Interlude – Tick, Tock, Stop The Clock

There are two clocks in this room and they are half a second apart.

Tick – tick- tock – tock – tick – tick – tock – tock…

It’s deafening. And continuous. Time won’t leave me alone.

Time: five thirty in the morning. We came to My Lady’s after the rugby. I’ve been awake for about an hour. No sweats but very little sleep. Dreams and nightmares and now I’m both too hot and too cold and caught between roiling energy and a dire need for rest.

Damn sleeping tablets are wasted on me.

I’m hungry. Or I feel sick. It’s one or the other. My trachea or oesophagus (which is which?) feels like some sort of fuel has been poured down it, stripping away whatever lubricant smooths and soothes it. I can’t stop yawning: those jaw crack, lioness yawns that don’t make you feel any less sleepy or deoxygenated.

Obsessive thoughts of control loss, regret and dread are creeping in between the ugly crevices of my brain, like thriving rotting MindIvy.

I saw a photo of a brain that was completely smooth: no dips or swirls or whatever scientific folk call them. Just like a flat surfaced pink jelly mould had turned it out perfectly for tonight’s retro dessert. I wonder did that person have a different brain function or thought process to most of us? Easier, ripple free, logical.

I wonder what my brain would look like if it were taken out whole right now? Don’t they have to put some sort of gelling agent into a removed-from-the-skull brain to keep its shape? Otherwise it would just melt into a puddle of substance: a bit like the the squidgy scum you skim off a day old casserole: bits of gristle and the remnants of something alive, living: decomposing into bits that will cling to the side of the stinking bin bag.

What do I do? Everyone’s asleep. I get up: I wake the dogs. I wake the dogs: I wake everyone else. I wake everyone: there’s a fuss. I want to be back in my own house where I can unact. I’ve‪ been alright there. I can’t handle even this minor change to other familiar surroundings.
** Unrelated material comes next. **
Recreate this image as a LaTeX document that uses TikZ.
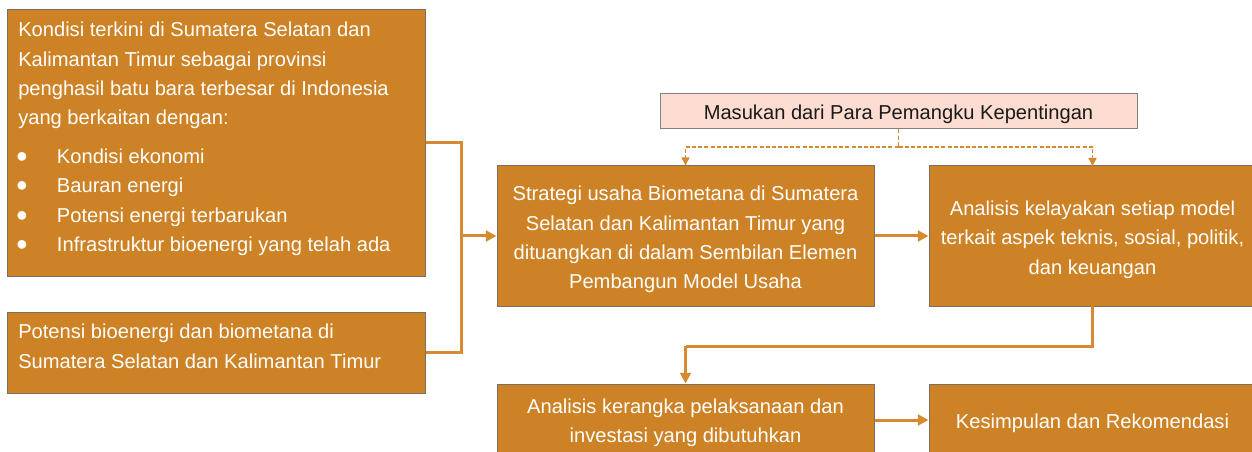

The rugby carried me up like a wave. What a win. I couldn’t contain my joy. I’d imagine I was buzzing in my brain like the MRI image of a skull showing up in people on cocaine, or it seems equally damaging, sugar.

Then the reality that life is not a courageous team performance, strategically storming through to victory over the odds against injury, unbelievers and history, sets in and you’re sitting there being quizzed about your next match, the next hurdle in the never ending cycle of highs and lows in the game of staying alive.

Or maybe that’s what reality is. Maybe that’s what life is. A game, without the training. And every day you have to reset the scrum.